## Information provided
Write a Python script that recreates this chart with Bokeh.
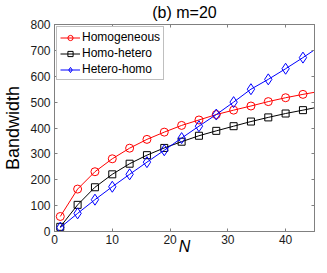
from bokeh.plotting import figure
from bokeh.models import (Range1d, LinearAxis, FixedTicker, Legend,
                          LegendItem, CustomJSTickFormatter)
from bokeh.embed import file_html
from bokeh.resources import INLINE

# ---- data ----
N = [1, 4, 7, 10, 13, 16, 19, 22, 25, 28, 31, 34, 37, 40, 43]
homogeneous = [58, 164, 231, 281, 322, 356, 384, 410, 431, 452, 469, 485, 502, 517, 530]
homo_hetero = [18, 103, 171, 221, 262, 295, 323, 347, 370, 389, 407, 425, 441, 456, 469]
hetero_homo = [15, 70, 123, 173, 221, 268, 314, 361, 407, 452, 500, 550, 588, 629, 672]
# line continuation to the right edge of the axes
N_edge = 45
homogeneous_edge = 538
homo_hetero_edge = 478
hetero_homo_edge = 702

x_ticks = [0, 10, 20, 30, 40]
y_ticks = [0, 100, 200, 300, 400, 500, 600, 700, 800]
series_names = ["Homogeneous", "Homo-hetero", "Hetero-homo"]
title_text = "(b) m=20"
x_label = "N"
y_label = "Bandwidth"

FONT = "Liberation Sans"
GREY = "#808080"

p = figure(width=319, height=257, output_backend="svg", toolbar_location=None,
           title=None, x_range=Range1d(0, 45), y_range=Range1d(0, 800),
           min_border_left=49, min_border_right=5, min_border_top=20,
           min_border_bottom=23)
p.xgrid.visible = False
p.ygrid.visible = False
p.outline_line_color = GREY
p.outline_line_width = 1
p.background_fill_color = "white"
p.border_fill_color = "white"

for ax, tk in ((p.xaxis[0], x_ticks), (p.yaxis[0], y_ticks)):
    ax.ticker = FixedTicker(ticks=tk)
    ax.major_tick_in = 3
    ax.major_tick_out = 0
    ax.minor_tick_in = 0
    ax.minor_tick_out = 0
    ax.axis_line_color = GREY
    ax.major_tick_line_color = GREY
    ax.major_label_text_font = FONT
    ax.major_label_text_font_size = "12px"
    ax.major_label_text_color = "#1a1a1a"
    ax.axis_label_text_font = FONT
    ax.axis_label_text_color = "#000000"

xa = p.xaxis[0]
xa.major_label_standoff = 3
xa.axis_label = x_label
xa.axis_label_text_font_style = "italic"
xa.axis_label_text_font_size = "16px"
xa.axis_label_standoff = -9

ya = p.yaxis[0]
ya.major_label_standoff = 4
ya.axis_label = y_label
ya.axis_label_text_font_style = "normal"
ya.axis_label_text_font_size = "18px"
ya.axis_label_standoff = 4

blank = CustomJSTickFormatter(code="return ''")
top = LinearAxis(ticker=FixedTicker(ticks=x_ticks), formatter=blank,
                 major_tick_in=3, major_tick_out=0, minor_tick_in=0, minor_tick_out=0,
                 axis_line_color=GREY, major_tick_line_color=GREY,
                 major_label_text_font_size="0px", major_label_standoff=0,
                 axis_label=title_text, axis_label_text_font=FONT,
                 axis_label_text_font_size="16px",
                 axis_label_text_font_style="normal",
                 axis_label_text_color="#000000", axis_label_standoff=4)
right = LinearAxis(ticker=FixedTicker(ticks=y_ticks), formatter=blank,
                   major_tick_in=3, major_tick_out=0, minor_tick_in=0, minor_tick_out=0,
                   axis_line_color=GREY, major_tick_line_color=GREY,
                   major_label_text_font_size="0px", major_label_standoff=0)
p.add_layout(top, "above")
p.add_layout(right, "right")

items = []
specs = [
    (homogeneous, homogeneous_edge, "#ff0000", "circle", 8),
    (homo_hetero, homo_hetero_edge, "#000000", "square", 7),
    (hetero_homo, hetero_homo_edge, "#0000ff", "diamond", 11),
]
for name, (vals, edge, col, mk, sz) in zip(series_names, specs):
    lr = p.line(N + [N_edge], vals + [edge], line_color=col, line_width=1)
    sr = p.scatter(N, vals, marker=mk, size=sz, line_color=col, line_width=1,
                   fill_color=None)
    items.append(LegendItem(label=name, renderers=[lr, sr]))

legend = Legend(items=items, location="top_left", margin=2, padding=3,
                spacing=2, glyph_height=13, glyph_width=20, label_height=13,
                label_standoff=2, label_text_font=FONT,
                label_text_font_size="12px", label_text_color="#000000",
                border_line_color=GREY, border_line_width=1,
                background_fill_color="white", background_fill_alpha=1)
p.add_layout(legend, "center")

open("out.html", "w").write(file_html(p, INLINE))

## Goal
Working from the lines above, reproduce the material exactly and exclude its pictures.

## Written response
Write a Python script that recreates this chart with Bokeh.
from bokeh.plotting import figure
from bokeh.models import (Range1d, LinearAxis, FixedTicker, Legend,
                          LegendItem, CustomJSTickFormatter)
from bokeh.embed import file_html
from bokeh.resources import INLINE

# ---- data ----
N = [1, 4, 7, 10, 13, 16, 19, 22, 25, 28, 31, 34, 37, 40, 43]
homogeneous = [58, 164, 231, 281, 322, 356, 384, 410, 431, 452, 469, 485, 502, 517, 530]
homo_hetero = [18, 103, 171, 221, 262, 295, 323, 347, 370, 389, 407, 425, 441, 456, 469]
hetero_homo = [15, 70, 123, 173, 221, 268, 314, 361, 407, 452, 500, 550, 588, 629, 672]
# line continuation to the right edge of the axes
N_edge = 45
homogeneous_edge = 538
homo_hetero_edge = 478
hetero_homo_edge = 702

x_ticks = [0, 10, 20, 30, 40]
y_ticks = [0, 100, 200, 300, 400, 500, 600, 700, 800]
series_names = ["Homogeneous", "Homo-hetero", "Hetero-homo"]
title_text = "(b) m=20"
x_label = "N"
y_label = "Bandwidth"

FONT = "Liberation Sans"
GREY = "#808080"

p = figure(width=319, height=257, output_backend="svg", toolbar_location=None,
           title=None, x_range=Range1d(0, 45), y_range=Range1d(0, 800),
           min_border_left=49, min_border_right=5, min_border_top=20,
           min_border_bottom=23)
p.xgrid.visible = False
p.ygrid.visible = False
p.outline_line_color = GREY
p.outline_line_width = 1
p.background_fill_color = "white"
p.border_fill_color = "white"

for ax, tk in ((p.xaxis[0], x_ticks), (p.yaxis[0], y_ticks)):
    ax.ticker = FixedTicker(ticks=tk)
    ax.major_tick_in = 3
    ax.major_tick_out = 0
    ax.minor_tick_in = 0
    ax.minor_tick_out = 0
    ax.axis_line_color = GREY
    ax.major_tick_line_color = GREY
    ax.major_label_text_font = FONT
    ax.major_label_text_font_size = "12px"
    ax.major_label_text_color = "#1a1a1a"
    ax.axis_label_text_font = FONT
    ax.axis_label_text_color = "#000000"

xa = p.xaxis[0]
xa.major_label_standoff = 3
xa.axis_label = x_label
xa.axis_label_text_font_style = "italic"
xa.axis_label_text_font_size = "16px"
xa.axis_label_standoff = -9

ya = p.yaxis[0]
ya.major_label_standoff = 4
ya.axis_label = y_label
ya.axis_label_text_font_style = "normal"
ya.axis_label_text_font_size = "18px"
ya.axis_label_standoff = 4

blank = CustomJSTickFormatter(code="return ''")
top = LinearAxis(ticker=FixedTicker(ticks=x_ticks), formatter=blank,
                 major_tick_in=3, major_tick_out=0, minor_tick_in=0, minor_tick_out=0,
                 axis_line_color=GREY, major_tick_line_color=GREY,
                 major_label_text_font_size="0px", major_label_standoff=0,
                 axis_label=title_text, axis_label_text_font=FONT,
                 axis_label_text_font_size="16px",
                 axis_label_text_font_style="normal",
                 axis_label_text_color="#000000", axis_label_standoff=4)
right = LinearAxis(ticker=FixedTicker(ticks=y_ticks), formatter=blank,
                   major_tick_in=3, major_tick_out=0, minor_tick_in=0, minor_tick_out=0,
                   axis_line_color=GREY, major_tick_line_color=GREY,
                   major_label_text_font_size="0px", major_label_standoff=0)
p.add_layout(top, "above")
p.add_layout(right, "right")

items = []
specs = [
    (homogeneous, homogeneous_edge, "#ff0000", "circle", 8),
    (homo_hetero, homo_hetero_edge, "#000000", "square", 7),
    (hetero_homo, hetero_homo_edge, "#0000ff", "diamond", 11),
]
for name, (vals, edge, col, mk, sz) in zip(series_names, specs):
    lr = p.line(N + [N_edge], vals + [edge], line_color=col, line_width=1)
    sr = p.scatter(N, vals, marker=mk, size=sz, line_color=col, line_width=1,
                   fill_color=None)
    items.append(LegendItem(label=name, renderers=[lr, sr]))

legend = Legend(items=items, location="top_left", margin=2, padding=3,
                spacing=2, glyph_height=13, glyph_width=20, label_height=13,
                label_standoff=2, label_text_font=FONT,
                label_text_font_size="12px", label_text_color="#000000",
                border_line_color=GREY, border_line_width=1,
                background_fill_color="white", background_fill_alpha=1)
p.add_layout(legend, "center")

open("out.html", "w").write(file_html(p, INLINE))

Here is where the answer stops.